Alternatively, the company can migrate from New Zealand, and seek to raise capital from investors who do not value imputation credits.
Individual investors face a similar dilemma. The lack of imputation credits from foreign companies tends to restrict their choice of equity investments. While most investors will put some of their share portfolio offshore, there is a powerful tax disincentive to doing so. This is detrimental to the quality of our portfolio investment.
Mutual recognition would address this issue in terms of investment into Australia. By allowing New Zealand residents a tax credit for Australian tax paid, it would remove the disincentive to New Zealand companies and individuals seeking to expand their businesses or their investment portfolio into Australia. It would also make our businesses more attractive to Australians.
However, it is a solution which is limited to Australia - our largest single investment partner, but a very small fraction of the world economy. Given the uncertainty about whether Australia is even interested, New Zealand should be considering solutions which can be achieved unilaterally, and which embrace the 95 per cent of the world economy beyond CER.
One solution is to abandon imputation for a different corporate tax system. Surprising though it may be to us in New Zealand, of the many countries which had imputation systems at the beginning of the 21st century, the only two of any significance which retain it in 2008 are us and Australia.
Abandoning imputation need not mean a return to classical double taxation, as we had before 1988. Various systems have been developed to remove the disincentive to foreign investment while retaining, at least approximately, the benefits of imputation. These systems often involve a lower corporate tax rate combined with a lower rate of tax on dividends.

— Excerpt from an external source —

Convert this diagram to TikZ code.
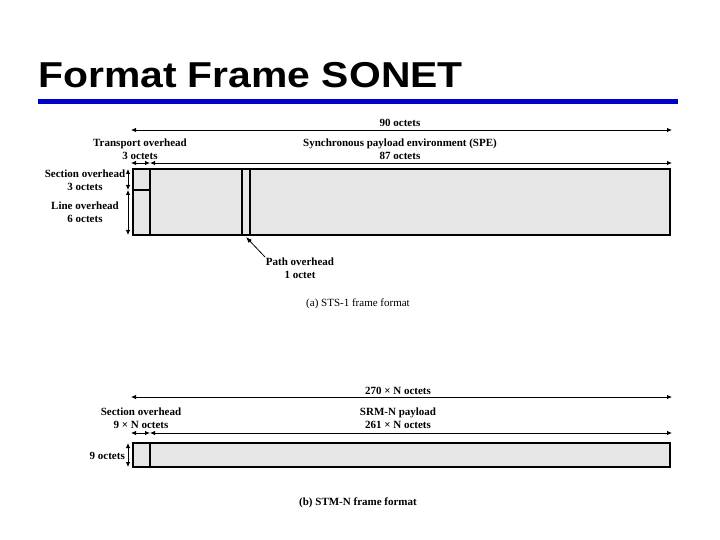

A second possibility is to allow companies to attach imputation credits only to dividends paid on shares held by New Zealand residents - often referred to as "credit streaming". This would allow New Zealand companies seeking to make foreign investments to do so by raising equity capital on foreign markets, while preserving their ability to pay imputation credits to New Zealand shareholders, and preserving their connection with New Zealand.
It would also encourage Australian (and other foreign) companies with New Zealand operations and tax payable to issue shares to New Zealanders. Credit streaming would allow them to give meaningful imputation credits to New Zealand shareholders. Such companies would then have a continued reason to retain their New Zealand-based operations and to pay New Zealand tax.
Some of the benefits of this approach are that it keeps the imputation system intact, involves giving a credit only for New Zealand corporate tax paid, and can be implemented unilaterally.
The Government has in the past rejected imputation credit streaming as a policy, on the basis that it does not reflect the reality that a company's dividends are made up of income from all the geographic sources available to it.
However, streaming can be achieved through appropriate corporate structuring such as the twin-listed company structures adopted by groups such as Shell/Royal Dutch Shell, and in a New Zealand context by the Westpac NZ Class shares formerly on issue.
Relaxing the policy against streaming would allow corporate groups to achieve the same results without incurring the costs of restructuring. Concerns about avoidance could be addressed by making streaming available only in relation to NZX-listed shares.
While this issue is less susceptible to an easy headline than a change to the tax brackets and lower bottom rates, it is one which both the Government and the private sector should be vitally concerned with. The imputation review which the Government is currently embarked on is an obvious and appropriate vehicle for developing a policy which will resolve these issues without needing to plead for some love from Australia.
* Casey Plunket is convener of the Law Society's tax committee, and a partner at Chapman Tripp.